═══ Data block ═══

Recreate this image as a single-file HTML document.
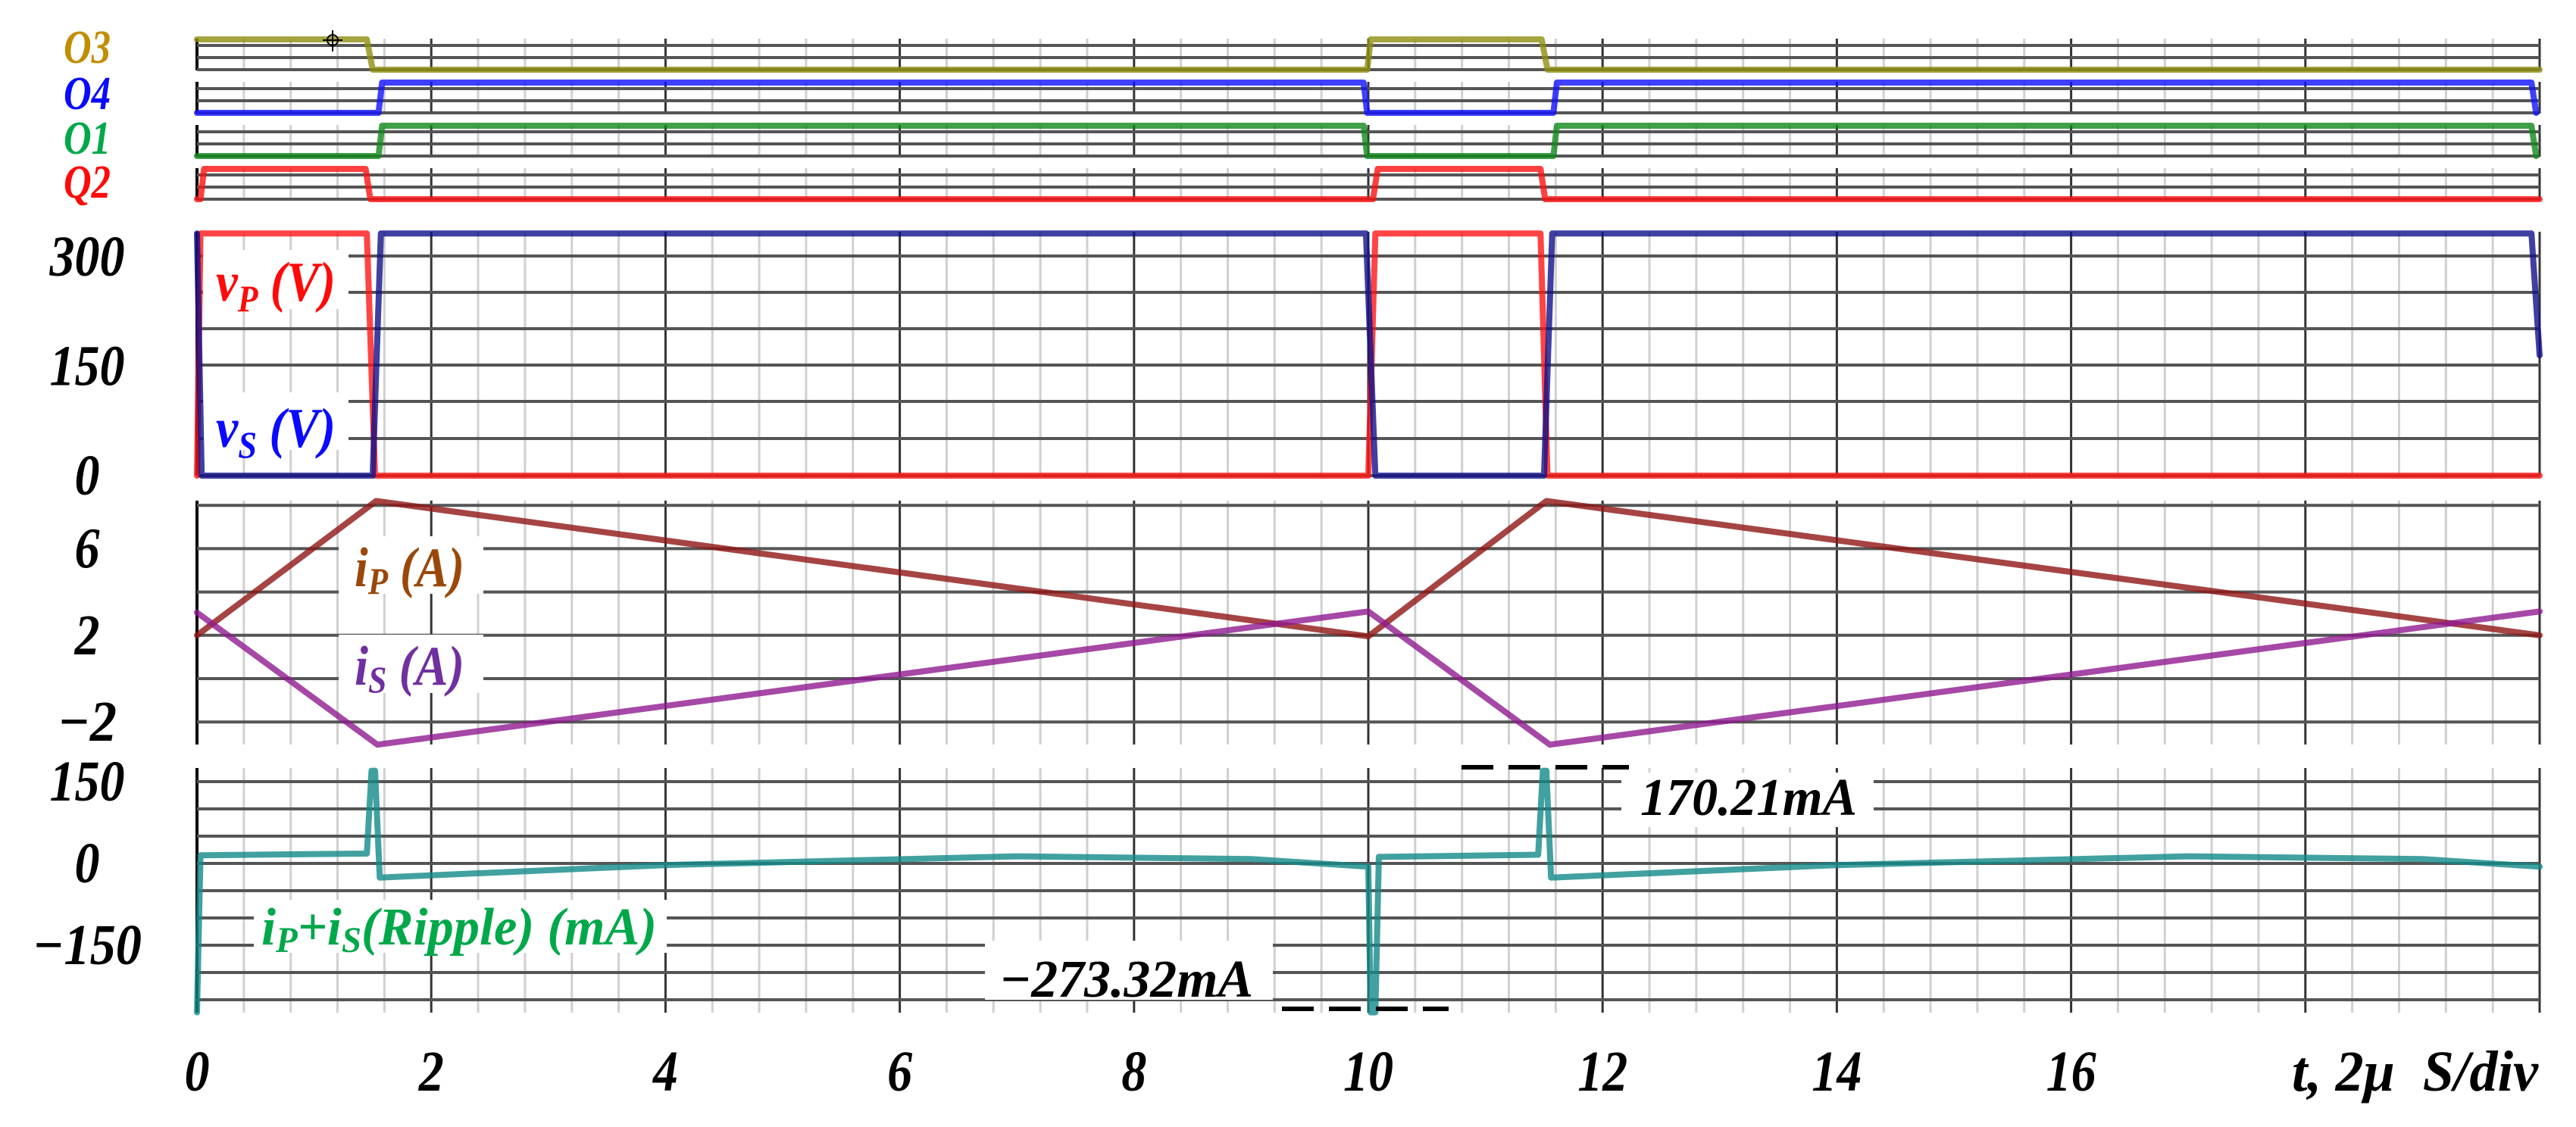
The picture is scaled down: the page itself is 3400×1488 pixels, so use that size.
<!DOCTYPE html>
<html><head><meta charset="utf-8"><style>
html,body{margin:0;padding:0;background:#fff;}
svg{display:block;}
text{font-family:"Liberation Serif",serif;font-weight:bold;font-style:italic;}
</style></head><body>
<svg id="chart" width="3400" height="1488" viewBox="0 0 3400 1488" xmlns="http://www.w3.org/2000/svg">
<g id="grid"></g>
<g id="boxes"></g>
<g id="traces"></g>
<g id="labels"></g>
</svg>
<script>
// ---- data ----
const xTickLabels = ["0","2","4","6","8","10","12","14","16"];
const xTickValues = [0,2,4,6,8,10,12,14,16];
const vTickLabels = ["300","150","0"];
const vTickValues = [300,150,0];
const iTickLabels = ["6","2","\u22122"];
const iTickValues = [6,2,-2];
const rTickLabels = ["150","0","\u2212150"];
const rTickValues = [150,0,-150];

const o3T = [0,1.45,1.5,9.99,10.02,11.48,11.53,20];
const o3V = [1,1,0,0,1,1,0,0];
const o4T = [0,1.55,1.58,9.96,9.99,11.58,11.61,19.93,19.97];
const o4V = [0,0,1,1,0,0,1,1,0];
const o1T = [0,1.55,1.58,9.96,9.99,11.58,11.61,19.93,19.97];
const o1V = [0,0,1,1,0,0,1,1,0];
const q2T = [0,0.03,0.06,1.44,1.48,10.04,10.08,11.47,11.51,20];
const q2V = [0,0,1,1,0,0,1,1,0,0];

const vpT = [0,0.03,1.45,1.52,10.0,10.06,11.47,11.53,20];
const vpV = [0,332,332,0,0,332,332,0,0];
const vsT = [0,0.04,1.5,1.57,9.98,10.06,11.5,11.57,19.93,20];
const vsV = [332,0,0,332,332,0,0,332,332,165];

const ipT = [0,1.53,10.0,11.52,20];
const ipV = [2.0,8.2,1.95,8.2,2.0];
const isT = [0,1.54,10.0,11.55,20];
const isV = [3.05,-3.05,3.1,-3.05,3.1];

const rT = [0,0.03,1.45,1.49,1.52,1.56,4,7,9,10,10.02,10.06,10.09,11.45,11.49,11.52,11.56,14,17,19,20];
const rV = [-273,15,18,170,170,-26,-3,13,8,-6,-273,-273,12,16,170,170,-26,-3,13,8,-6];

// ---- layout ----
const X0=260, XU=154.6;
const sx = t => X0 + t*XU;
const panels = {
  o3:{hi:52,lo:92,top:51,bot:93,lines:[60,76,92]},
  o4:{hi:109,lo:149,top:108,bot:150,lines:[117,133,149]},
  o1:{hi:166,lo:206,top:165,bot:207,lines:[174,190,206]},
  q2:{hi:223,lo:263,top:222,bot:264,lines:[231,247,263]}
};
const vY = v => 628 - v*0.963;
const iY = a => 896 - a*28.6;
const rY = m => 1140 - m*0.72;
const NS='http://www.w3.org/2000/svg';
function mk(tag, attrs, parent){const e=document.createElementNS(NS,tag);for(const k in attrs)e.setAttribute(k,attrs[k]);parent.appendChild(e);return e;}
const grid=document.getElementById('grid'), traces=document.getElementById('traces'), labels=document.getElementById('labels'), boxes=document.getElementById('boxes');

function vgrid(top,bot){
  for(let k=0;k<=50;k++){
    const t=k*0.4, major=(k%5===0);
    const l=mk('line',{x1:sx(t),x2:sx(t),y1:top,y2:bot,stroke:major?'#333':'#d0d0d0','stroke-width':3},grid);
    
    
  }
  const a=mk('line',{x1:X0,x2:X0,y1:top,y2:bot,stroke:'#000','stroke-width':4},grid);
  
  
}
function hline(y){
  const l=mk('line',{x1:X0,x2:sx(20),y1:y,y2:y,stroke:'#555','stroke-width':4},grid);
  
  
}
for(const k in panels){const p=panels[k];vgrid(p.top,p.bot);p.lines.forEach(hline);}
vgrid(306,628);[338,386,434,482,530,579,628].forEach(hline);
vgrid(661,983);[-2,0,2,4,6,8].forEach(a=>hline(iY(a)));
vgrid(1014,1337);[150,100,50,0,-50,-100,-150,-200,-250].forEach(m=>hline(rY(m)));

function poly(T,V,fy,color,name,w){
  const pts=T.map((t,i)=>sx(t).toFixed(1)+','+fy(V[i]).toFixed(1)).join(' ');
  const p=mk('polyline',{points:pts,fill:'none',stroke:color,'stroke-width':w||8,'stroke-linejoin':'round','stroke-linecap':'round','stroke-opacity':0.8},traces);
  
  
}
function dig(p){return v=>v?p.hi:p.lo;}
poly(o3T,o3V,dig(panels.o3),'#8f8f10','o3-trace');
poly(o4T,o4V,dig(panels.o4),'#1010ff','o4-trace');
poly(o1T,o1V,dig(panels.o1),'#10881a','o1-trace');
poly(q2T,q2V,dig(panels.q2),'#ff1010','q2-trace');
poly(vpT,vpV,vY,'#ff1515','vp-trace');
poly(vsT,vsV,vY,'#10108a','vs-trace');
poly(ipT,ipV,iY,'#901515','ip-trace');
poly(isT,isV,iY,'#901a90','is-trace');
poly(rT,rV,rY,'#128a88','ripple-trace',8);

function box(x,y,w,h,name){const r=mk('rect',{x:x,y:y,width:w,height:h,fill:'#fff'},boxes);}
box(268,330,192,78,'vp-label-box');
box(268,518,192,76,'vs-label-box');
box(447,708,191,76,'ip-label-box');
box(447,838,191,77,'is-label-box');
box(335,1188,545,70,'ripple-label-box');
box(2140,1020,333,72,'max-label-box');
box(1300,1242,380,78,'min-label-box');

function txt(x,y,s,size,color,anchor,name,len){
  const t=mk('text',{x:x,y:y,'font-size':size,fill:color,'text-anchor':anchor||'start'},labels);
  if(len){t.setAttribute('textLength',len);t.setAttribute('lengthAdjust','spacingAndGlyphs');}
  t.innerHTML=s;
  
  
  return t;
}
txt(84,83,'O3',62,'#c08e00','start','o3-label',62);
txt(84,144,'O4',62,'#0a0aff','start','o4-label',62);
txt(84,203,'O1',62,'#00a84a','start','o1-label',62);
txt(84,261,'Q2',62,'#ff0a0a','start','q2-label',62);

function tlen(s){let w=0;for(const ch of s){w+= ch==='\u2212'?45:33;}return w;}
vTickValues.forEach((v,i)=>txt(115,vY(v)+25,vTickLabels[i],76,'#000','middle','v-tick-label',tlen(vTickLabels[i])));
iTickValues.forEach((v,i)=>txt(115,iY(v)+25,iTickLabels[i],76,'#000','middle','i-tick-label',tlen(iTickLabels[i])));
rTickValues.forEach((v,i)=>txt(115,rY(v)+25,rTickLabels[i],76,'#000','middle','r-tick-label',tlen(rTickLabels[i])));
xTickValues.forEach((v,i)=>txt(sx(v),1440,xTickLabels[i],76,'#000','middle','x-tick-label',tlen(xTickLabels[i])));
txt(3025,1440,'t, 2\u03bc&#160; S/div',76,'#000','start','x-axis-title',325);

txt(285,397,'v<tspan font-size="50" dy="14">P</tspan><tspan dy="-14"> (V)</tspan>',74,'#ff0a0a','start','vp-label',158);
txt(285,590,'v<tspan font-size="50" dy="14">S</tspan><tspan dy="-14"> (V)</tspan>',74,'#0a0aff','start','vs-label',158);
txt(468,774,'i<tspan font-size="50" dy="10">P</tspan><tspan dy="-10"> (A)</tspan>',74,'#9a480a','start','ip-label',145);
txt(468,904,'i<tspan font-size="50" dy="10">S</tspan><tspan dy="-10"> (A)</tspan>',74,'#7030a0','start','is-label',145);
txt(345,1247,'i<tspan font-size="48" dy="10">P</tspan><tspan dy="-10">+i</tspan><tspan font-size="48" dy="10">S</tspan><tspan dy="-10">(Ripple) (mA)</tspan>',70,'#00a84a','start','ripple-label',522);
txt(2165,1076,'170.21mA',70,'#000','start','max-value-label',286);
txt(1319,1316,'\u2212273.32mA',70,'#000','start','min-value-label',335);

const d1=mk('line',{x1:1929,x2:2150,y1:1013,y2:1013,stroke:'#000','stroke-width':6,'stroke-dasharray':'42 20'},labels);


const d2=mk('line',{x1:1692,x2:1912,y1:1332,y2:1332,stroke:'#000','stroke-width':6,'stroke-dasharray':'42 20'},labels);


const c=mk('g',{stroke:'#000','stroke-width':2,fill:'none'},labels);


mk('circle',{cx:439,cy:53,r:7},c);
mk('line',{x1:439,x2:439,y1:40,y2:68},c);
mk('line',{x1:426,x2:452,y1:53,y2:53},c);
</script>
</body></html>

═══

- _Instructions to follow_: Please restate the material above line by line, exactly, beginning at its first line and ending with the line that contains "const vsV = [332,0,0,332,332,0,0,332,332,165];", without any pictures.

- _Written solution_:
Recreate this image as a single-file HTML document.
The picture is scaled down: the page itself is 3400×1488 pixels, so use that size.
<!DOCTYPE html>
<html><head><meta charset="utf-8"><style>
html,body{margin:0;padding:0;background:#fff;}
svg{display:block;}
text{font-family:"Liberation Serif",serif;font-weight:bold;font-style:italic;}
</style></head><body>
<svg id="chart" width="3400" height="1488" viewBox="0 0 3400 1488" xmlns="http://www.w3.org/2000/svg">
<g id="grid"></g>
<g id="boxes"></g>
<g id="traces"></g>
<g id="labels"></g>
</svg>
<script>
// ---- data ----
const xTickLabels = ["0","2","4","6","8","10","12","14","16"];
const xTickValues = [0,2,4,6,8,10,12,14,16];
const vTickLabels = ["300","150","0"];
const vTickValues = [300,150,0];
const iTickLabels = ["6","2","\u22122"];
const iTickValues = [6,2,-2];
const rTickLabels = ["150","0","\u2212150"];
const rTickValues = [150,0,-150];

const o3T = [0,1.45,1.5,9.99,10.02,11.48,11.53,20];
const o3V = [1,1,0,0,1,1,0,0];
const o4T = [0,1.55,1.58,9.96,9.99,11.58,11.61,19.93,19.97];
const o4V = [0,0,1,1,0,0,1,1,0];
const o1T = [0,1.55,1.58,9.96,9.99,11.58,11.61,19.93,19.97];
const o1V = [0,0,1,1,0,0,1,1,0];
const q2T = [0,0.03,0.06,1.44,1.48,10.04,10.08,11.47,11.51,20];
const q2V = [0,0,1,1,0,0,1,1,0,0];

const vpT = [0,0.03,1.45,1.52,10.0,10.06,11.47,11.53,20];
const vpV = [0,332,332,0,0,332,332,0,0];
const vsT = [0,0.04,1.5,1.57,9.98,10.06,11.5,11.57,19.93,20];
const vsV = [332,0,0,332,332,0,0,332,332,165];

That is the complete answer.